AOL Chief Works on Broadband Time


Facing a crowd for the first time as America Online's CEO, Jon Miller promised to keep his part of AOL Time Warner Inc. on a broadband track — one that's encountered tough going in the cable industry.

"Our commitment to broadband is clear and unwavering," Miller said in delivering the keynote address at the Fall Internet World conference Oct. 3. "Broadband encourages habitual behavior to be transformed into online habitual behavior.

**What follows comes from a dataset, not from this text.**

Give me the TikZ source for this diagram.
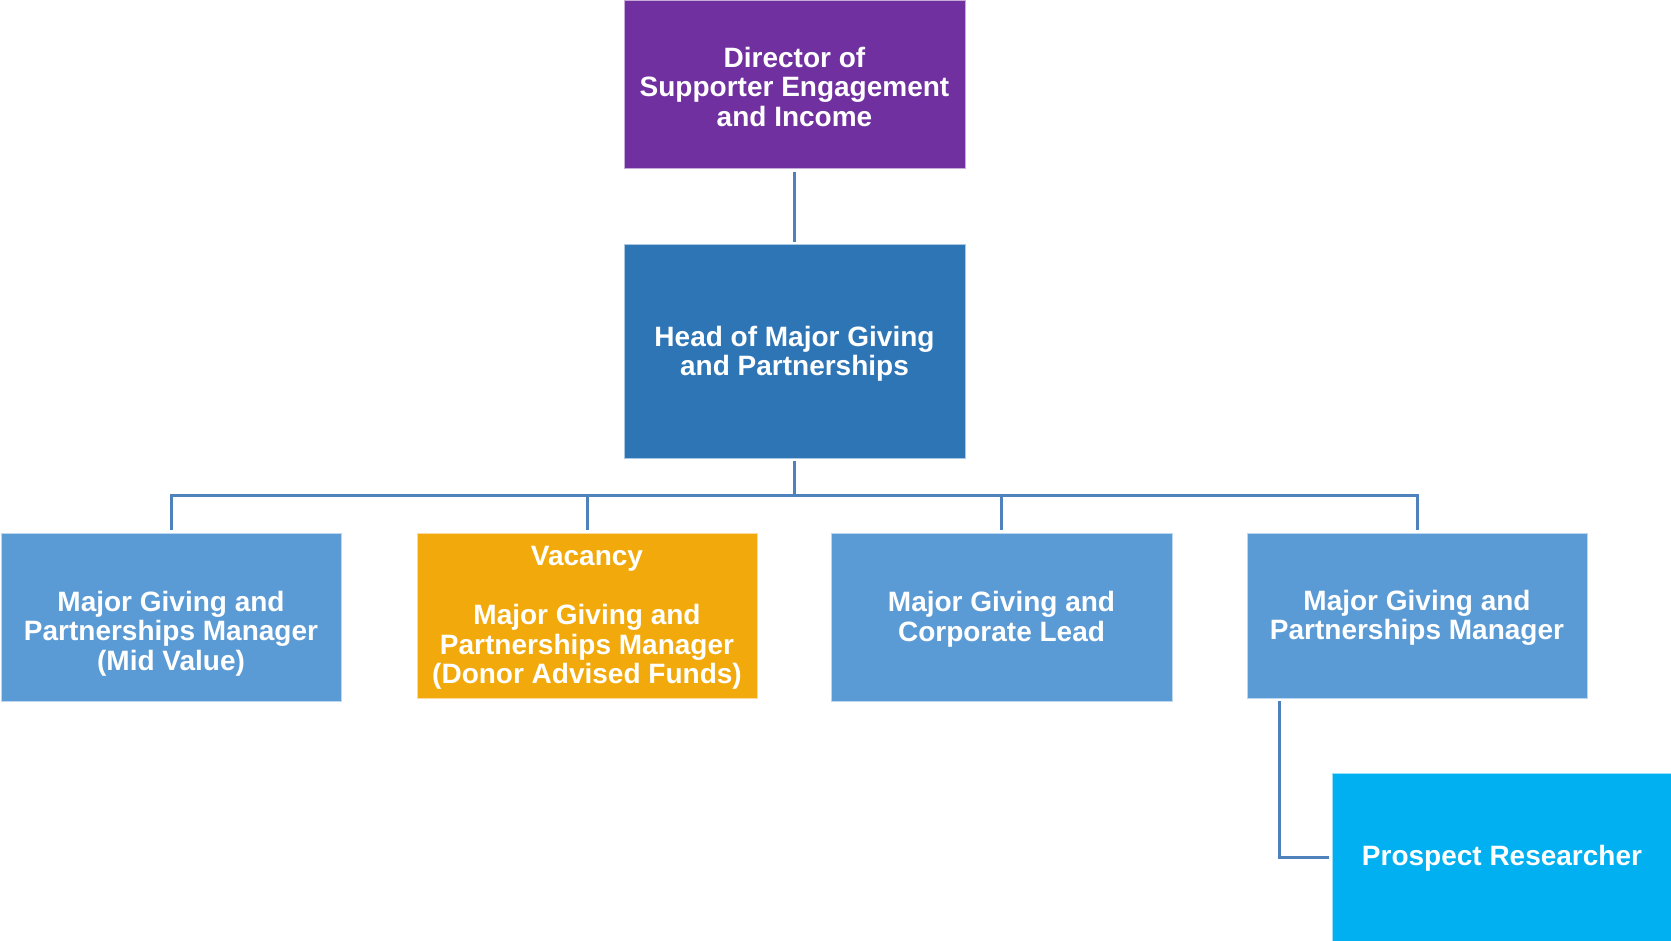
\documentclass[tikz,border=0pt]{standalone}
\usepackage{fontspec}
\setmainfont{Liberation Sans}
\definecolor{cdir}{HTML}{7030A0}
\definecolor{chead}{HTML}{2E75B6}
\definecolor{cmgr}{HTML}{5B9BD5}
\definecolor{cvac}{HTML}{F2A90B}
\definecolor{cres}{HTML}{00B0F0}
\definecolor{cline}{HTML}{4F81BD}
\begin{document}
\begin{tikzpicture}[x=1pt,y=-1pt,
  box/.style={rectangle, draw=white!60!#1, line width=1pt, fill=#1, outer sep=3pt},
  lbl/.style={text=white, font=\bfseries\fontsize{28}{29.5}\selectfont, align=center, inner sep=0pt},
  conn/.style={draw=cline, line width=3pt}]
\useasboundingbox (0,0) rectangle (1671,941);

\node[box=cdir, minimum width=341pt, minimum height=168pt,
  label={[lbl, name=dirt, yshift=-1.5pt]center:{Director of\\Supporter Engagement\\and Income}}] (dir) at (794.5,85) {};
\node[box=chead, minimum width=341pt, minimum height=213pt,
  label={[lbl, name=headt, yshift=-2.5pt]center:{Head of Major Giving\\and Partnerships}}] (head) at (794.5,351.5) {};
\node[box=cmgr, minimum width=340pt, minimum height=168pt,
  label={[lbl, name=b1t, yshift=-16.5pt]center:{Major Giving and\\Partnerships Manager\\(Mid Value)}}] (b1) at (171,617) {};
\node[box=cvac, minimum width=340pt, minimum height=165pt,
  label={[lbl, name=b2t, yshift=-2.5pt]center:{Vacancy\\[29.5pt]Major Giving and\\Partnerships Manager\\(Donor Advised Funds)}}] (b2) at (587,615.5) {};
\node[box=cmgr, minimum width=341pt, minimum height=168pt,
  label={[lbl, name=b3t, yshift=-2.5pt]center:{Major Giving and\\Corporate Lead}}] (b3) at (1001.5,617) {};
\node[box=cmgr, minimum width=340pt, minimum height=165pt,
  label={[lbl, name=b4t, yshift=-2.5pt]center:{Major Giving and\\Partnerships Manager}}] (b4) at (1417,615.5) {};
\node[box=cres, minimum width=340pt, minimum height=168pt,
  label={[lbl, name=prt, yshift=-1.5pt]center:{Prospect Researcher}}] (pr) at (1502,857) {};

\coordinate (bus) at (794.5,495);
\draw[conn] (dir) -- (head);
\draw[conn] (head) -- (bus);
\draw[conn] (bus) -| (b1);
\draw[conn] (bus) -| (b2);
\draw[conn] (bus) -| (b3);
\draw[conn] (bus) -| (b4);
\draw[conn] (b4.south west) ++(35,0) |- (pr.west);
\end{tikzpicture}
\end{document}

We're in it to win it."

Miller drew his broadband outlook in no-frills fashion, without the slide shows, videos and lofty revenue-per-subscriber estimates used at the same event a year ago by the man he replaced this summer, Robert Pittman.

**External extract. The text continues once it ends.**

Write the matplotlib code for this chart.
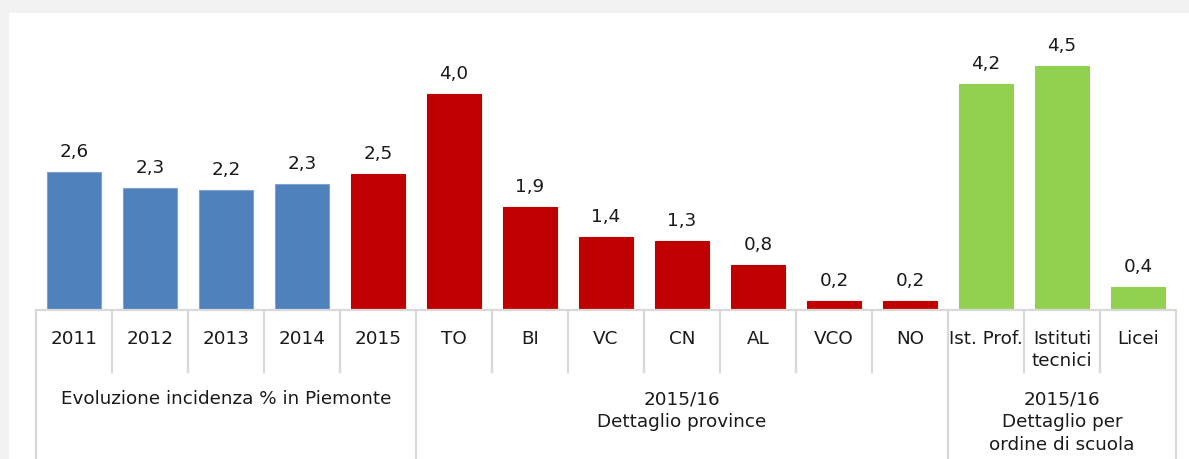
import matplotlib
matplotlib.use("Agg")
import matplotlib.pyplot as plt
from matplotlib.patches import Rectangle

# ---- data ----
categories = ["2011", "2012", "2013", "2014", "2015",
              "TO", "BI", "VC", "CN", "AL", "VCO", "NO",
              "Ist. Prof.", "Istituti\ntecnici", "Licei"]
values = [2.56, 2.26, 2.22, 2.33, 2.52,
          4.00, 1.91, 1.36, 1.27, 0.83, 0.17, 0.16,
          4.19, 4.51, 0.43]
group_labels = ["Evoluzione incidenza % in Piemonte",
                "2015/16\nDettaglio province",
                "2015/16\nDettaglio per\nordine di scuola"]
group_sizes = [5, 7, 3]
bar_colors = ["#4f81bd"] * 4 + ["#c00000"] * 8 + ["#92d050"] * 3

# ---- layout (pixels) ----
W, H = 1189, 459
BASE = 310          # baseline y in pixels from top
AX_H = 270          # axes height in pixels
FONT = "DejaVu Sans"
FS = 13.2
SEP = "#d9d9d9"
TXT = "#1a1a1a"

plt.rcParams['font.family'] = [FONT]

fig = plt.figure(figsize=(W / 100, H / 100), dpi=100, facecolor="#f2f2f2")
fig.patches.append(Rectangle((9 / W, 0), (W - 9) / W, (H - 13) / H,
                             transform=fig.transFigure, facecolor="white",
                             edgecolor="none", zorder=-10))

ax = fig.add_axes([36 / W, (H - BASE) / H, 1140 / W, AX_H / H])
ax.set_xlim(-0.5, len(categories) - 0.5)
ax.set_ylim(0, 5)
ax.axis("off")

x = list(range(len(categories)))
edge = ["#7fa2cf" if c == "#4f81bd" else c for c in bar_colors]
ax.bar(x, values, width=0.72, color=bar_colors, edgecolor=edge, linewidth=0.8, zorder=2)

for xi, v in zip(x, values):
    ax.annotate(f"{v:.1f}".replace(".", ","), (xi, v), xytext=(0, 20),
                textcoords="offset pixels", ha="center", va="center",
                fontsize=FS, color=TXT)


def yf(py):
    return (BASE - py) / AX_H


tr = ax.get_xaxis_transform()
ax.plot([-0.5, len(categories) - 0.5], [0, 0], transform=tr, color=SEP,
        lw=1.6, clip_on=False, zorder=3)

bounds = [0]
for s in group_sizes:
    bounds.append(bounds[-1] + s)

for i in range(len(categories) + 1):
    xb = i - 0.5
    bottom = yf(H + 5) if i in bounds else yf(372)
    ax.plot([xb, xb], [0, bottom], transform=tr, color=SEP, lw=1.6,
            clip_on=False, zorder=3)

for xi, lab in zip(x, categories):
    ax.text(xi, yf(330), lab, transform=tr, ha="center", va="top",
            fontsize=FS, color=TXT, linespacing=1.3)

for g, lab in enumerate(group_labels):
    cx = (bounds[g] + bounds[g + 1] - 1) / 2
    ax.text(cx, yf(390), lab, transform=tr, ha="center", va="top",
            fontsize=FS, color=TXT, linespacing=1.35)

fig.savefig("out.png", dpi=100, facecolor=fig.get_facecolor())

Miller acknowledged that the No. 1 Internet-service provider is in its current shape in part due to a downturn in research and development investment — one of several actions taken by Pittman and his colleagues to make up for downturns in online advertising revenues and subscriber growth.

R&D spending will pick up, Miller said, leading to "a new revitalization" of AOL's broadband content.

A new AOL Broadband format — incorporating the high-speed version Time Warner Cable systems distribute and what AT&T Comcast Corp. systems will offer following the AT&T Broadband- Comcast Corp. merger — is scheduled to debut Oct. 15.

More than 4 million of AOL's U.S. customer base (around 28 million, according to recent published reports) gets the service via broadband connections, including Time Warner Cable's high-speed platform.

Miller noted that AOL's broadband circulation was far above that of Road Runner — the high-speed ISP co-owned by Time Warner Cable, with about 2 million cable customers.

With R&D back on track, AOL is developing 40 new video and audio features for broadband distribution. There will be more exclusive content, including entertainment, chat and instant messaging options.

Special community-driven features will become a key element of future broadband formats, Miller said.

He also hinted that several consumer-developed options might end up being premium options available for an additional charge. Miller declined to spell out what those features might be.

From here on in, AOL's broadband service will be structured to meet four consumer demands: More interactivity, more organization, greater ease of use and transformed lifestyle.

"They want voice, choice and a sense of empowerment," Miller noted. "They want community of a greater depth."

The new broadband product, associated with the release of AOL's new 8.0 format, "will demonstrate again that members rule, and ultimately, they'll go from their desktops and laptops to mobile phones and other devices," Miller suggested.